Liberalism is a political philosophy or worldview founded on ideas of liberty and equality. The former principle is stressed in classical liberalism while the latter is more evident in social liberalism. Liberals espouse a wide array of views depending on their understanding of these principles, but generally they support ideas and programs such as freedom of speech, freedom of the press, freedom of religion, free markets, civil rights, democratic societies, secular governments, and international cooperation.

Liberalism first became a distinct political movement during the Age of Enlightenment, when it became popular among philosophers and economists in the Western world. Liberalism rejected the notions, common at the time, of hereditary privilege, state religion, absolute monarchy, and the Divine Right of Kings. The 17th-century philosopher John Locke is often credited with founding liberalism as a distinct philosophical tradition. Locke argued that each man has a natural right to life, liberty and property, while adding that governments must not violate these rights based on the social contract. Liberals opposed traditional conservatism and sought to replace absolutism in government with representative democracy and the rule of law.
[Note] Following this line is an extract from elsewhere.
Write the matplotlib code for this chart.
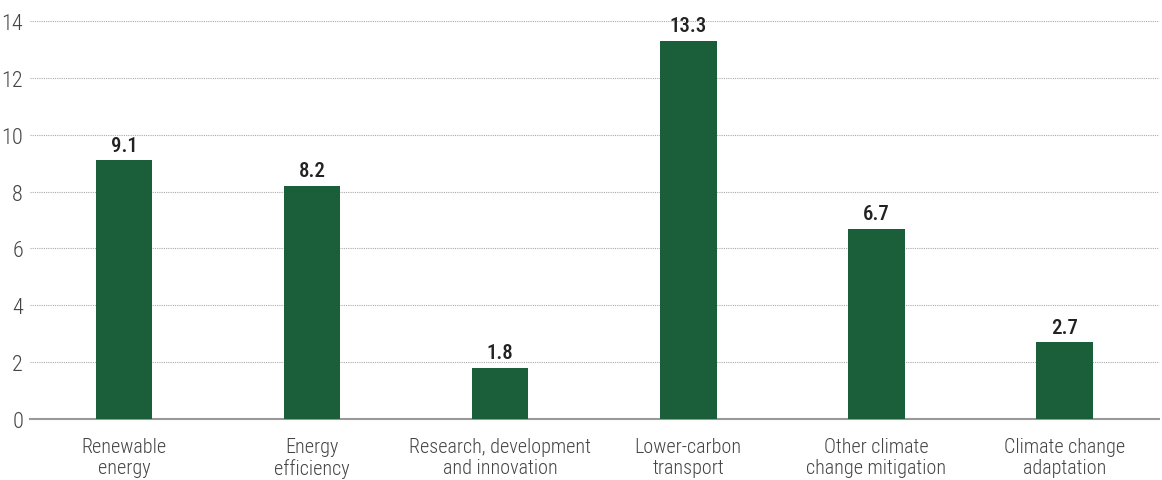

Prominent revolutionaries in the Glorious Revolution, the American Revolution, and the French Revolution used liberal philosophy to justify the armed overthrow of what they saw as tyrannical rule. Liberalism started to spread rapidly especially after the French Revolution. The 19th century saw liberal governments established in nations across Europe, South America, and North America. In this period, the dominant ideological opponent of classical liberalism was conservatism, but liberalism later survived major ideological challenges from new opponents, such as fascism and communism. During the 20th century, liberal ideas spread even further as liberal democracies found themselves on the winning side in both world wars.

In Europe and North America, the establishment of social liberalism became a key component in the expansion of the welfare state. Today, liberal parties continue to wield power and influence throughout the world.